Written task »
Begin at the first line of the data and copy each line through the one containing "[0.858, 0.674], [0.650, 0.615], [0.461, 0.454], [0.651, 0.648]]", that line included, with no pictures.

══ Collected data ══

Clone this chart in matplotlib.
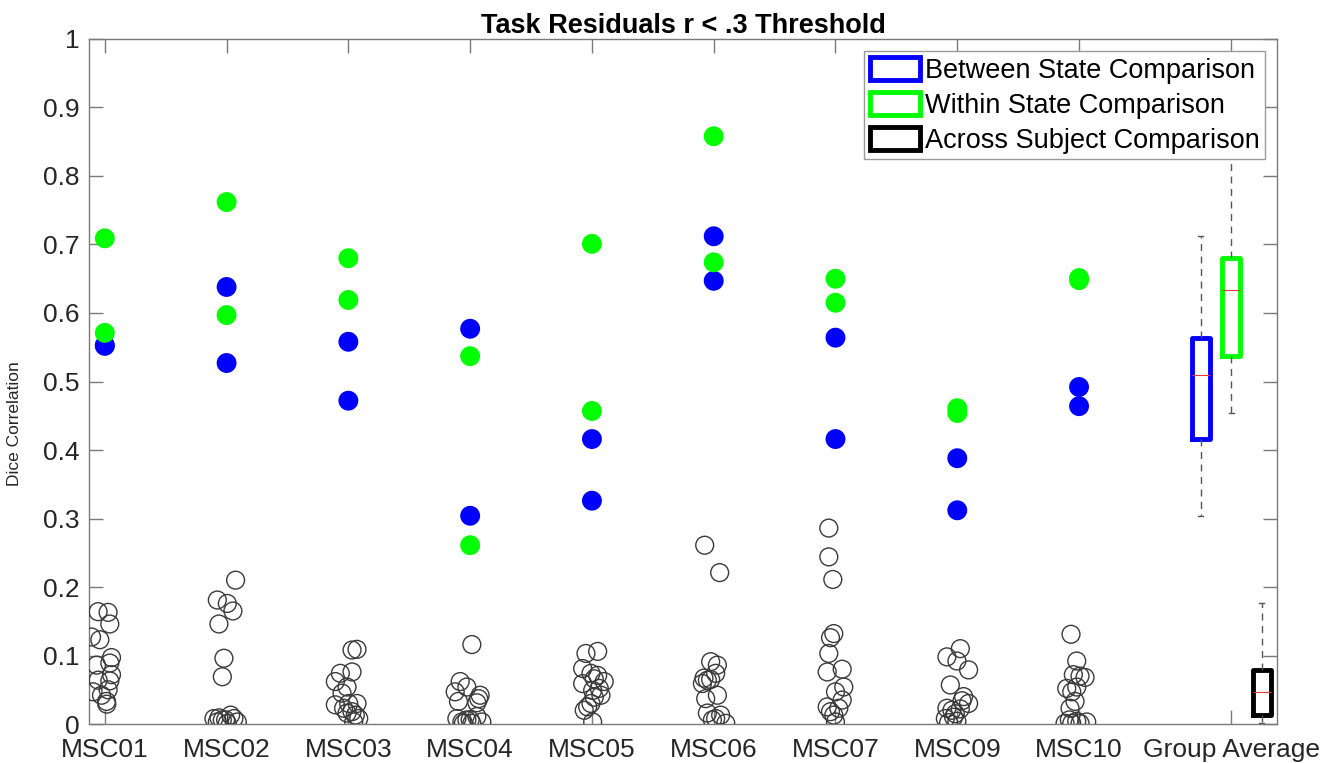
import numpy as np
import matplotlib.pyplot as plt
from matplotlib.patches import Patch

plt.rcParams['font.family'] = ['Liberation Sans', 'DejaVu Sans']

# --- data ---
subjects = ['MSC01', 'MSC02', 'MSC03', 'MSC04', 'MSC05', 'MSC06', 'MSC07', 'MSC09', 'MSC10']

# between-state dice (two per subject)
between = [[0.553, 0.552], [0.638, 0.527], [0.558, 0.472], [0.577, 0.304], [0.416, 0.326],
           [0.712, 0.647], [0.564, 0.416], [0.388, 0.312], [0.492, 0.464]]
# within-state dice (two per subject)
within = [[0.709, 0.571], [0.762, 0.597], [0.680, 0.619], [0.537, 0.261], [0.701, 0.457],
          [0.858, 0.674], [0.650, 0.615], [0.461, 0.454], [0.651, 0.648]]

# across-subject dice (16 per subject) and their horizontal scatter offsets
across = [
    [0.164, 0.163, 0.146, 0.127, 0.123, 0.097, 0.086, 0.089, 0.072, 0.064, 0.063, 0.047, 0.050, 0.042, 0.033, 0.029],
    [0.210, 0.181, 0.176, 0.165, 0.146, 0.096, 0.069, 0.008, 0.009, 0.006, 0.013, 0.008, 0.003, 0.003, 0.001, 0.006],
    [0.108, 0.109, 0.076, 0.074, 0.062, 0.054, 0.045, 0.028, 0.023, 0.030, 0.030, 0.018, 0.013, 0.008, 0.003, 0.016],
    [0.116, 0.062, 0.054, 0.047, 0.042, 0.037, 0.033, 0.031, 0.008, 0.003, 0.006, 0.001, 0.011, 0.003, 0.001, 0.006],
    [0.103, 0.106, 0.081, 0.074, 0.071, 0.062, 0.059, 0.066, 0.052, 0.049, 0.042, 0.039, 0.030, 0.020, 0.003, 0.025],
    [0.261, 0.221, 0.091, 0.086, 0.074, 0.067, 0.064, 0.059, 0.065, 0.037, 0.042, 0.016, 0.013, 0.006, 0.001, 0.008],
    [0.286, 0.244, 0.211, 0.132, 0.126, 0.103, 0.076, 0.080, 0.054, 0.047, 0.035, 0.025, 0.018, 0.003, 0.013, 0.023],
    [0.110, 0.098, 0.092, 0.079, 0.057, 0.040, 0.030, 0.034, 0.023, 0.020, 0.015, 0.022, 0.008, 0.002, 0.004, 0.010],
    [0.131, 0.092, 0.072, 0.068, 0.070, 0.052, 0.054, 0.047, 0.023, 0.033, 0.001, 0.001, 0.001, 0.003, 0.004, 0.006],
]
across_jitter = [
    [-0.055, 0.027, 0.041, -0.109, -0.041, 0.055, -0.068, 0.041, 0.055, -0.055, 0.041, -0.096, 0.027, -0.027, 0.014, 0.016],
    [0.074, -0.076, 0.006, 0.052, -0.063, -0.022, -0.035, -0.104, -0.063, -0.008, 0.033, 0.060, 0.088, -0.076, 0.006, -0.035],
    [0.030, 0.071, 0.030, -0.066, -0.107, -0.011, -0.052, -0.107, -0.039, 0.071, 0.003, 0.030, 0.057, 0.085, 0.044, -0.011],
    [0.014, -0.082, -0.027, -0.123, 0.082, 0.070, -0.096, 0.055, -0.109, -0.068, -0.027, 0.014, 0.055, 0.096, -0.055, 0.000],
    [-0.049, 0.047, -0.076, -0.008, 0.047, 0.101, -0.076, 0.019, 0.060, 0.006, 0.074, 0.019, -0.008, -0.063, 0.006, -0.035],
    [-0.074, 0.049, -0.025, 0.030, 0.016, -0.080, -0.052, -0.093, -0.025, -0.066, 0.030, -0.052, 0.057, -0.011, 0.099, 0.016],
    [-0.055, -0.055, -0.022, -0.014, -0.041, -0.055, -0.068, 0.055, 0.068, 0.000, 0.055, -0.068, -0.041, 0.000, -0.014, 0.027],
    [0.025, -0.085, -0.003, 0.093, -0.057, 0.052, 0.093, 0.039, -0.085, -0.044, -0.016, 0.025, -0.098, -0.071, -0.003, -0.030],
    [-0.066, -0.019, -0.047, 0.049, 0.008, -0.101, -0.019, -0.060, -0.074, -0.033, -0.115, -0.060, 0.008, 0.063, -0.019, -0.080],
]

labels = ['Between State Comparison', 'Within State Comparison', 'Across Subject Comparison']
colors = ['#0000ff', '#00ff00', '#000000']


def box_stats(vals):
    # quartiles the way MATLAB's boxplot computes them, whiskers at 1.5 IQR, no outliers drawn
    v = np.sort(np.asarray(vals, dtype=float))
    q1, med, q3 = np.percentile(v, [25, 50, 75], method='hazen')
    iqr = q3 - q1
    lo = v[v >= q1 - 1.5 * iqr].min()
    hi = v[v <= q3 + 1.5 * iqr].max()
    return dict(med=med, q1=q1, q3=q3, whislo=lo, whishi=hi, fliers=[])


fig = plt.figure(figsize=(13.36, 7.63), dpi=100)
ax = fig.add_axes([0.0666, 0.0511, 0.8892, 0.8978])

xs = np.arange(1, len(subjects) + 1)
for i, x in enumerate(xs):
    ax.scatter(x + np.array(across_jitter[i]), across[i], s=165, facecolors='none',
               edgecolors='#3a3a3a', linewidths=1.0, zorder=3)
    ax.scatter([x] * len(between[i]), between[i], s=205, color=colors[0], edgecolors='none', zorder=4)
    ax.scatter([x] * len(within[i]), within[i], s=205, color=colors[1], edgecolors='none', zorder=4)

# group average boxes
group_x = len(subjects) + 1
pooled = [sum(between, []), sum(within, []), sum(across, [])]
for k, vals in enumerate(pooled):
    ax.bxp([box_stats(vals)], positions=[group_x + 0.25 * k], widths=0.15, showfliers=False,
           boxprops=dict(color=colors[k], linewidth=3.5),
           medianprops=dict(color='#e8392f', linewidth=0.8),
           whiskerprops=dict(color='#555555', linewidth=1.0, linestyle=(0, (5, 4))),
           capprops=dict(color='#555555', linewidth=1.0), capwidths=0.04,
           manage_ticks=False, zorder=2)

ax.set_xlim(0.87, 10.625)
ax.set_ylim(0, 1)
ax.set_xticks(list(xs) + [group_x + 0.25])
ax.set_xticklabels(subjects + ['Group Average'])
ax.set_yticks(np.arange(0, 1.01, 0.1))
ax.set_yticklabels(['0'] + [f'{t:.1f}' for t in np.arange(0.1, 0.95, 0.1)] + ['1'])

for sp in ax.spines.values():
    sp.set_color('#7a7a7a')
    sp.set_linewidth(1.0)
ax.tick_params(direction='in', length=10, width=1.0, color='#7a7a7a', top=True, right=True,
               labelsize=19, labelcolor='#262626')
ax.tick_params(axis='x', pad=10)
ax.tick_params(axis='y', pad=7)

ax.set_ylabel('Dice Correlation', fontsize=12.5, color='#262626')
ax.yaxis.set_label_coords(-0.056, 0.438)
ax.set_title('Task Residuals r < .3 Threshold', fontsize=19.5, fontweight='bold', pad=4)

handles = [Patch(facecolor='white', edgecolor=c, linewidth=3.5) for c in colors]
leg = ax.legend(handles, labels, loc='upper right', fontsize=19.5, frameon=True, fancybox=False,
                framealpha=1, edgecolor='#9a9a9a', handlelength=1.85, handleheight=0.95,
                handletextpad=0.18, labelspacing=0.3, borderpad=0.2, borderaxespad=0.45)
leg.get_frame().set_linewidth(1.0)

fig.savefig('out.png', dpi=100)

═══

Written answer »
Clone this chart in matplotlib.
import numpy as np
import matplotlib.pyplot as plt
from matplotlib.patches import Patch

plt.rcParams['font.family'] = ['Liberation Sans', 'DejaVu Sans']

# --- data ---
subjects = ['MSC01', 'MSC02', 'MSC03', 'MSC04', 'MSC05', 'MSC06', 'MSC07', 'MSC09', 'MSC10']

# between-state dice (two per subject)
between = [[0.553, 0.552], [0.638, 0.527], [0.558, 0.472], [0.577, 0.304], [0.416, 0.326],
           [0.712, 0.647], [0.564, 0.416], [0.388, 0.312], [0.492, 0.464]]
# within-state dice (two per subject)
within = [[0.709, 0.571], [0.762, 0.597], [0.680, 0.619], [0.537, 0.261], [0.701, 0.457],
          [0.858, 0.674], [0.650, 0.615], [0.461, 0.454], [0.651, 0.648]]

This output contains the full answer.